The same also is true of many of the rural “deserts.” Consider Peoria, Illinois, for instance. Census tract 39, covering a rural area to the northwest of the city, has 12 child care spots for 575 children under age five. But it’s directly adjacent to 34.01 with 1,035 spots, and only 767 children under age five. Seems to me many of those rural Peorians are commuting into the city for work, and for daycare.

Third, they’ve confused supply and demand. True, they are careful to acknowledge that nothing in their calculations proves a causal relationship, but nonetheless presume that lack of daycare facilities results in nonworking mothers and unlicensed or informal childcare providers. But when there are enough paying customers for childcare centers, entrepreneurs will step in, in the same way as with any other service. Also, given the sparse population of rural areas, it’s simply common sense that it’s not economically feasible for childcare centers to open.

Get Out That Door, Moms

What it all boils down to is yet another way of pitching the notion that all children, following their mothers’ maternity leave, belong in daycare centers, because all mothers, following their maternity leave, belong in the workforce, because, regardless of their personal preferences, that’s “best for them.”

President Obama, going on three years ago now, crystallized this opinion when he said, of stay-at-home mothers, “Sometimes, someone, usually mom, leaves the workplace to stay home with the kids, which then leaves her earning a lower wage for the rest of her life as a result. That’s not a choice we want Americans to make.”

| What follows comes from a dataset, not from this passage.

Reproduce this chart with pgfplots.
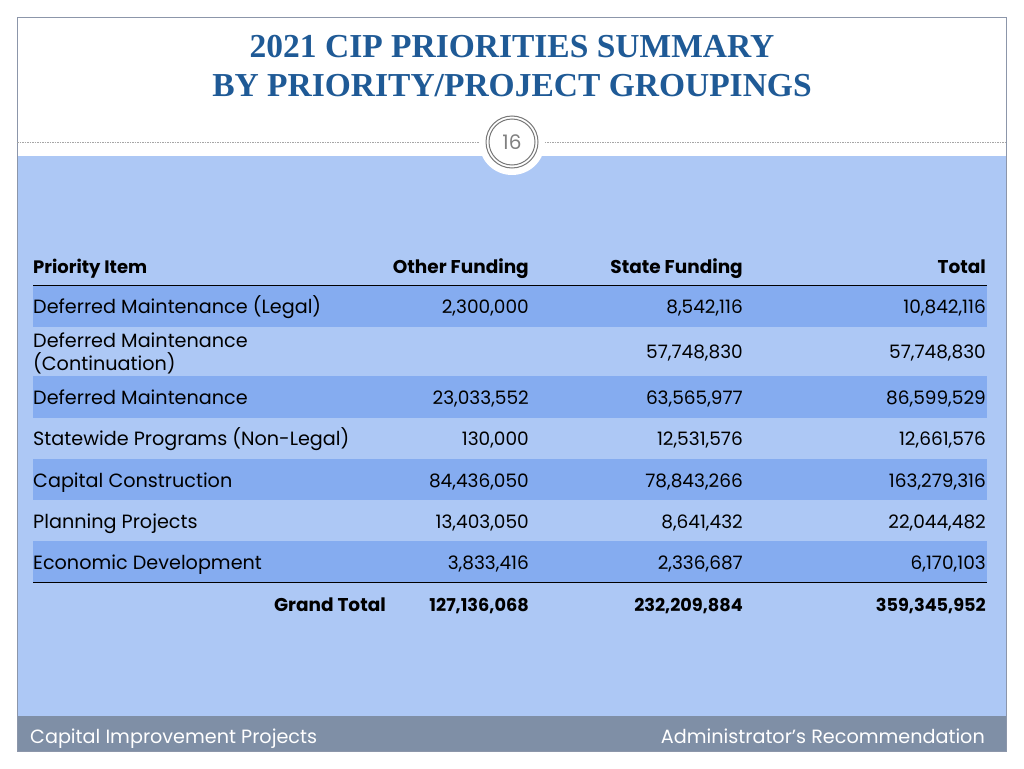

Just a few months ago, the Center for American Progress produced what they called the “Child Care Calculator,” intended to dramatize what a bad—that is, costly—decision it is when mom decides to stay at home. The well-documented reality is, mothers have a strong preference for part-time work. In 2012 polling, about half of mothers with children under age 18 preferred this over full-time or no work. But progressives continue to push the notion that all women’s focus, in order to reach income levels equal to those of men, should always be career achievement, regardless of their stage in life.